Make an exact copy of the lines below.

......

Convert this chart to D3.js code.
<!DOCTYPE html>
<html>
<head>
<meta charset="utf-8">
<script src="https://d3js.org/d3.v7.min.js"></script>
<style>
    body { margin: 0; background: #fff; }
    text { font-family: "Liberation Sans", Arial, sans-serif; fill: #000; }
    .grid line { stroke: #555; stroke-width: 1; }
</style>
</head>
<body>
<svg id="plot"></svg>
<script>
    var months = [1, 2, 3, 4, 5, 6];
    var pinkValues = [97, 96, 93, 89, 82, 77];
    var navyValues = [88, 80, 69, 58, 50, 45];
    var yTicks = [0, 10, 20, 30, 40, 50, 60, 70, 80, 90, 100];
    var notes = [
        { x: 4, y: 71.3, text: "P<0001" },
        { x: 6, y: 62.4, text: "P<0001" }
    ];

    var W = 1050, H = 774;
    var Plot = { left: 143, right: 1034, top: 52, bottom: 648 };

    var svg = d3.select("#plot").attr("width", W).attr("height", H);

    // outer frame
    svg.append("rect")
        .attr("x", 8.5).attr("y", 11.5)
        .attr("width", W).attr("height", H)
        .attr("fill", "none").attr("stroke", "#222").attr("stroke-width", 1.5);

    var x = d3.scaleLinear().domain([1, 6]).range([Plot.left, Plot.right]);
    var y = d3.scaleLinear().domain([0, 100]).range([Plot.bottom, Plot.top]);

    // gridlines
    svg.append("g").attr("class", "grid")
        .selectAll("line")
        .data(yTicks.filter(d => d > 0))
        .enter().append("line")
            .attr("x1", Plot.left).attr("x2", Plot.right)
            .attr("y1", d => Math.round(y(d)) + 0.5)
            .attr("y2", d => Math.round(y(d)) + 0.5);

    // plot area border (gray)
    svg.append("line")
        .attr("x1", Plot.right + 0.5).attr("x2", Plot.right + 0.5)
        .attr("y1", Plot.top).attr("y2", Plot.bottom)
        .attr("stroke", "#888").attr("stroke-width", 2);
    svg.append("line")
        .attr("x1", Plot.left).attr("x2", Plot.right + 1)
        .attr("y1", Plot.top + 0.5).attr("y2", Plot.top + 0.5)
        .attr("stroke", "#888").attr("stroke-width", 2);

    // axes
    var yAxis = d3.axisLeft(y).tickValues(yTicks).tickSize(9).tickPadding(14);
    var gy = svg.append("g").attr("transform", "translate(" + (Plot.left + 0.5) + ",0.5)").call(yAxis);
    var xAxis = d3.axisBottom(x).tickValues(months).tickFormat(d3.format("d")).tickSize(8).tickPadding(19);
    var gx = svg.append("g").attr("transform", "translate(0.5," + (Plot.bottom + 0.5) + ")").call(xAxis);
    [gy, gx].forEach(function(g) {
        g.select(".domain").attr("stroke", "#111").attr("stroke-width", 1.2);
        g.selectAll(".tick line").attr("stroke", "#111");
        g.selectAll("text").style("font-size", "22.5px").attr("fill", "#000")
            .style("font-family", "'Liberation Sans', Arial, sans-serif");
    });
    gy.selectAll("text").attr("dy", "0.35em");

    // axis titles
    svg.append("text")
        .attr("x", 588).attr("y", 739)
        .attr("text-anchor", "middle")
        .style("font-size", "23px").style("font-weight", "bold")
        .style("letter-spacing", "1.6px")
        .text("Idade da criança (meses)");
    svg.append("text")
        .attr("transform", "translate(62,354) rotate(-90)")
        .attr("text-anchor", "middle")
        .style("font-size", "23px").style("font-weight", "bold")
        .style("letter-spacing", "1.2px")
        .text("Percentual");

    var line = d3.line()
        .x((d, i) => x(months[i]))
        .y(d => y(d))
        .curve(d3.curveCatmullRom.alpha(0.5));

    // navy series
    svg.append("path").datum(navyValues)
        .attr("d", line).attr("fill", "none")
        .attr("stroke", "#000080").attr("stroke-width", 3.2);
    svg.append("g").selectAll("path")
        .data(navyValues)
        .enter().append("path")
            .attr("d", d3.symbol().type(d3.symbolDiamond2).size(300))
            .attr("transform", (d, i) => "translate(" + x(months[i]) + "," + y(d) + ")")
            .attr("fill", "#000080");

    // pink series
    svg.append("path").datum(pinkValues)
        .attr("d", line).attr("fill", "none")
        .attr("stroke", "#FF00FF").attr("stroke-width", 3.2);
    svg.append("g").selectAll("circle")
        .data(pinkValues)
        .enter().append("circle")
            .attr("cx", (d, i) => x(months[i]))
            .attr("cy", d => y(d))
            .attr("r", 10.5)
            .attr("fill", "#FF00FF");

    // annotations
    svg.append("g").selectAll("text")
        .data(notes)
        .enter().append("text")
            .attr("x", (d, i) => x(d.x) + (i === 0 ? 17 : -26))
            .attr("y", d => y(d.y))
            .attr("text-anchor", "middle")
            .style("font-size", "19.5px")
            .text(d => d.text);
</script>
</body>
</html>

......

» **Exercise response**
Convert this chart to D3.js code.
<!DOCTYPE html>
<html>
<head>
<meta charset="utf-8">
<script src="https://d3js.org/d3.v7.min.js"></script>
<style>
    body { margin: 0; background: #fff; }
    text { font-family: "Liberation Sans", Arial, sans-serif; fill: #000; }
    .grid line { stroke: #555; stroke-width: 1; }
</style>
</head>
<body>
<svg id="plot"></svg>
<script>
    var months = [1, 2, 3, 4, 5, 6];
    var pinkValues = [97, 96, 93, 89, 82, 77];
    var navyValues = [88, 80, 69, 58, 50, 45];
    var yTicks = [0, 10, 20, 30, 40, 50, 60, 70, 80, 90, 100];
    var notes = [
        { x: 4, y: 71.3, text: "P<0001" },
        { x: 6, y: 62.4, text: "P<0001" }
    ];

    var W = 1050, H = 774;
    var Plot = { left: 143, right: 1034, top: 52, bottom: 648 };

    var svg = d3.select("#plot").attr("width", W).attr("height", H);

    // outer frame
    svg.append("rect")
        .attr("x", 8.5).attr("y", 11.5)
        .attr("width", W).attr("height", H)
        .attr("fill", "none").attr("stroke", "#222").attr("stroke-width", 1.5);

    var x = d3.scaleLinear().domain([1, 6]).range([Plot.left, Plot.right]);
    var y = d3.scaleLinear().domain([0, 100]).range([Plot.bottom, Plot.top]);

    // gridlines
    svg.append("g").attr("class", "grid")
        .selectAll("line")
        .data(yTicks.filter(d => d > 0))
        .enter().append("line")
            .attr("x1", Plot.left).attr("x2", Plot.right)
            .attr("y1", d => Math.round(y(d)) + 0.5)
            .attr("y2", d => Math.round(y(d)) + 0.5);

    // plot area border (gray)
    svg.append("line")
        .attr("x1", Plot.right + 0.5).attr("x2", Plot.right + 0.5)
        .attr("y1", Plot.top).attr("y2", Plot.bottom)
        .attr("stroke", "#888").attr("stroke-width", 2);
    svg.append("line")
        .attr("x1", Plot.left).attr("x2", Plot.right + 1)
        .attr("y1", Plot.top + 0.5).attr("y2", Plot.top + 0.5)
        .attr("stroke", "#888").attr("stroke-width", 2);

    // axes
    var yAxis = d3.axisLeft(y).tickValues(yTicks).tickSize(9).tickPadding(14);
    var gy = svg.append("g").attr("transform", "translate(" + (Plot.left + 0.5) + ",0.5)").call(yAxis);
    var xAxis = d3.axisBottom(x).tickValues(months).tickFormat(d3.format("d")).tickSize(8).tickPadding(19);
    var gx = svg.append("g").attr("transform", "translate(0.5," + (Plot.bottom + 0.5) + ")").call(xAxis);
    [gy, gx].forEach(function(g) {
        g.select(".domain").attr("stroke", "#111").attr("stroke-width", 1.2);
        g.selectAll(".tick line").attr("stroke", "#111");
        g.selectAll("text").style("font-size", "22.5px").attr("fill", "#000")
            .style("font-family", "'Liberation Sans', Arial, sans-serif");
    });
    gy.selectAll("text").attr("dy", "0.35em");

    // axis titles
    svg.append("text")
        .attr("x", 588).attr("y", 739)
        .attr("text-anchor", "middle")
        .style("font-size", "23px").style("font-weight", "bold")
        .style("letter-spacing", "1.6px")
        .text("Idade da criança (meses)");
    svg.append("text")
        .attr("transform", "translate(62,354) rotate(-90)")
        .attr("text-anchor", "middle")
        .style("font-size", "23px").style("font-weight", "bold")
        .style("letter-spacing", "1.2px")
        .text("Percentual");

    var line = d3.line()
        .x((d, i) => x(months[i]))
        .y(d => y(d))
        .curve(d3.curveCatmullRom.alpha(0.5));

    // navy series
    svg.append("path").datum(navyValues)
        .attr("d", line).attr("fill", "none")
        .attr("stroke", "#000080").attr("stroke-width", 3.2);
    svg.append("g").selectAll("path")
        .data(navyValues)
        .enter().append("path")
            .attr("d", d3.symbol().type(d3.symbolDiamond2).size(300))
            .attr("transform", (d, i) => "translate(" + x(months[i]) + "," + y(d) + ")")
            .attr("fill", "#000080");

    // pink series
    svg.append("path").datum(pinkValues)
        .attr("d", line).attr("fill", "none")
        .attr("stroke", "#FF00FF").attr("stroke-width", 3.2);
    svg.append("g").selectAll("circle")
        .data(pinkValues)
        .enter().append("circle")
            .attr("cx", (d, i) => x(months[i]))
            .attr("cy", d => y(d))
            .attr("r", 10.5)
            .attr("fill", "#FF00FF");

    // annotations
    svg.append("g").selectAll("text")
        .data(notes)
        .enter().append("text")
            .attr("x", (d, i) => x(d.x) + (i === 0 ? 17 : -26))
            .attr("y", d => y(d.y))
            .attr("text-anchor", "middle")
            .style("font-size", "19.5px")
            .text(d => d.text);
</script>
</body>
</html>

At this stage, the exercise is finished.